I first saw this graph in a Search Engine Watch article. And it rung true, read below the graph for my reasoning.
Why content vs technical SEO matters in enterprise
Links are always important, quality content is important but becomes less so the bigger and more powerful your site is. With a large website it’s possible to publish a good enough piece of content and have it dominate SERPs with enough internal links and solid technical SEO.
Technical SEO has higher importance on a large site because there is more content where things can go wrong. You usually have teams of web editors and content creators (who often do it as a small section of their job). And chances are your tech stack is far more complex than a smaller website. These all open opportunities for something to go wrong on the technical side.
Obviously, delivering high quality at all levels is the best route. But resources are also limited.
Explaining SEO to enterprise content creators
I’ve recently found it hard to distil and explain my content analysis and SEO process to colleagues. Which is a failing on my part and something I’m internalising to then write down and formulate.
This article is part of a process to better communicate SEO.
You see, I’ve been doing this for a long time now that content creation and SEO has become instinctive. I can’t always verbalise why I’ve come to a decision or conclusion about a piece of content.
But the graphic from Anthony Palomarez, and a few chats with my manager, have helped me realise that might not matter.
Most enterprise content creators don’t need to do a deep depth of analysis because first they need to implement the basics.
So if you can get a large group of people to perform the basics, even incrementally better, then that should result in an exponential improvement.
At least, that’s the hypothesis I’m going with.

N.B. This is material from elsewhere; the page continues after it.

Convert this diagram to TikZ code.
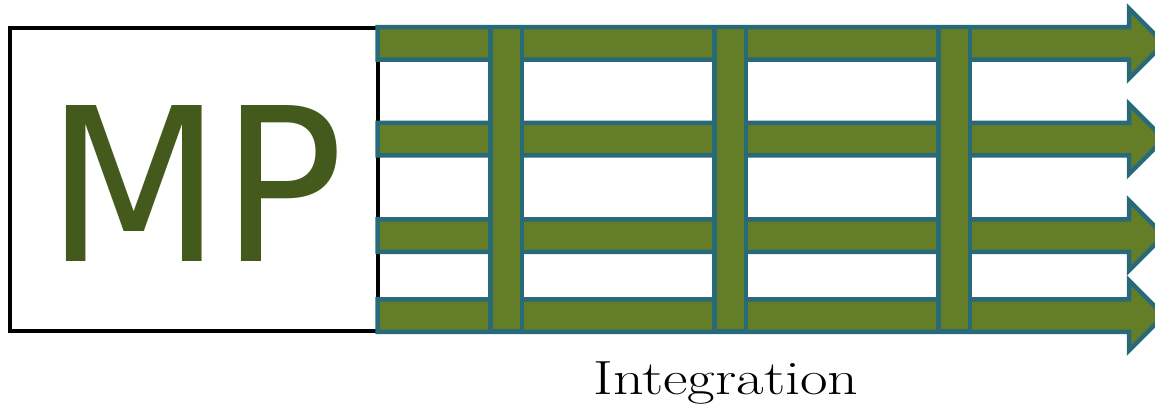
\documentclass[tikz,border=0pt]{standalone}
\usepackage{fontspec}
\newfontfamily\mpfont{DejaVu Sans}
\definecolor{olivefill}{HTML}{647D27}
\definecolor{tealline}{HTML}{28697A}
\definecolor{mpgreen}{HTML}{44591C}
\tikzset{
  flowarrow/.style={draw=tealline, fill=olivefill, line width=4.5pt, line join=miter},
  crossbar/.style={draw=tealline, fill=olivefill, line width=4.5pt},
  mpbox/.style={draw=black, line width=4pt, minimum width=368pt, minimum height=303pt, inner sep=0pt},
}
\begin{document}
\begin{tikzpicture}[x=1pt,y=-1pt]
\useasboundingbox (0,0) rectangle (1155,417);
\clip (0,0) rectangle (1155,417);
\node[mpbox] (mp) at (194,179.5) {};
\node[anchor=base, inner sep=0pt, text=mpgreen, font=\mpfont\fontsize{214}{214}\selectfont] (mptext) at (195,261) {\scalebox{0.95}[1]{MP}};
\foreach \c in {43.5,139,235.5,315.5}{
  \draw[flowarrow] (377.5,\c-16.25) -- (1129,\c-16.25) -- (1129,\c-35) -- (1164,\c) -- (1129,\c+35) -- (1129,\c+16.25) -- (377.5,\c+16.25) -- cycle;
}
\foreach \x in {506,730,954}{
  \draw[crossbar] (\x-15.75,27.25) rectangle (\x+15.75,330.75);
}
\node[anchor=base, inner sep=0pt, font=\fontsize{48}{48}\selectfont\addfontfeature{LetterSpace=7.5}] (integ) at (726,394) {\scalebox{1.25}[1]{Integration}};
\end{tikzpicture}
\end{document}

Simple on-page enterprise SEO checklist
So here’s the on-page checklist I’ve set out. The guidance is very simple compared to what an SEO would do to in a full on-page audit. However, when done by up to 200 content creators across 20-40,000 pages I believe this could have impact – especially where it hasn’t been considered before.
My theory is to start with the basic steps that can scale across the whole site.
• H1 – This is the main title/header on your page. It should include the main search term/topic you’re wanting to rank for.
• First 100 words – Try and get your search term into the first 100 words.
• Subheads – Use the main search phrase and similar phrases in the subheads.
• Internal links – Link to this page from relevant locations on your website. When you link use the search term where possible.
• META Title – Include the main search term at the start of your META title.
• META Desc – Include the main search term in the META description.
In my specific case I’ve built a Search Console interface that each content creator will get access to. The interface will help them to view their page’s keyword performance in Google.
Data studio interfaces are great because you don’t have to worry about remembering which screen in Search Console has the information you want. The data studio interface displays it for you.
Let’s see if this will work, or what improvements and changes I’ll make to the plan as the months continue.